I also believe it might be fair to surmise that Holtzmann, himself, did devise or participate in the creation of all "Holtzman tech" due to this:
CH:D wrote:Not even Guild Navigators professed knowledge of how they guided foldspace
ships. Ixian scientists made machines to duplicate Navigator abilities but
still could not define what they did.
"Holzmann's formulae can be trusted."
No one claimed to understand Holzmann. They merely used his formulae because
they worked. It was the "ether" of space travel. You folded space. One
instant you were here and the next instant you were countless parsecs distant.
Someone "out there" has found another way to use Holzmann's theories! It was a
full Mentat Projection. He knew its accuracy from the new questions it
produced.
The fact that no one understood the equations would tend to mean that no one could do more with them than had been done previously. Engineers couldn't have done things with equations they didn't understand, as engineering procedures can only be derivative of a comprehension of the mechanics of how the equations work. It's one thing to work off an equation that is understood but unproven (like Fermat's last theorem), but I don't know that engineers could do anything with equations they don't even understand. Since "another way to use Holtmann's theories" here seems to be a revelation to Duncan, we can also assume that there hasn't been any progress in this area for a long time; if there had been, it would presumably mean that someone had, in fact, understood his theories. I believe that Holtzmann created certain technologies, died, and then that was it for 20,000 years or however long until M&D came along.
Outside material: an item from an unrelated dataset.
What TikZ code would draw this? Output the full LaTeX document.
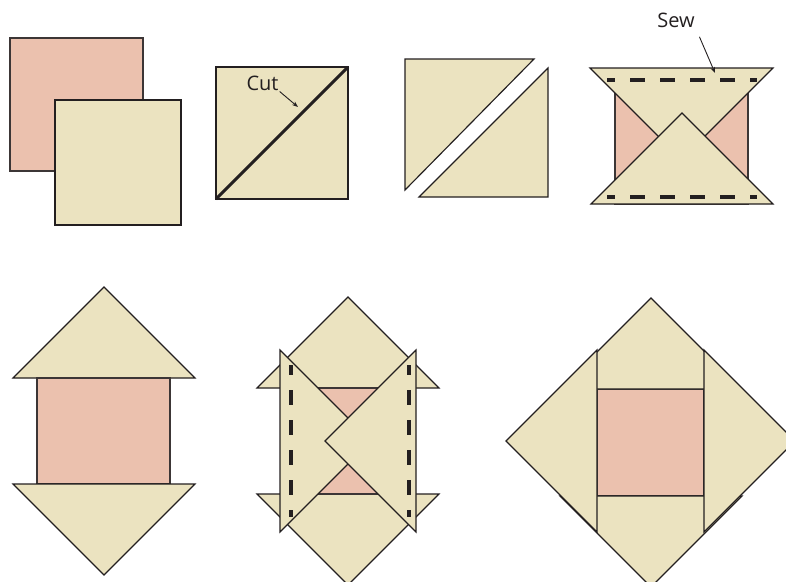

My guess would be that Holtzmann lived sometime between 8,000 BG and 5,500 BG. This allows for ~3,000 years of sub-light expansion to nearby star systems (but not much farther due to extreme travel times elsewhere), and then Holtzmann, and then a few thousand years of pandemonium until the Landsraad is formed in ~2,000 BG. I base a lot of this on the quote from Appendix II saying that only "early" deep space travel was slow.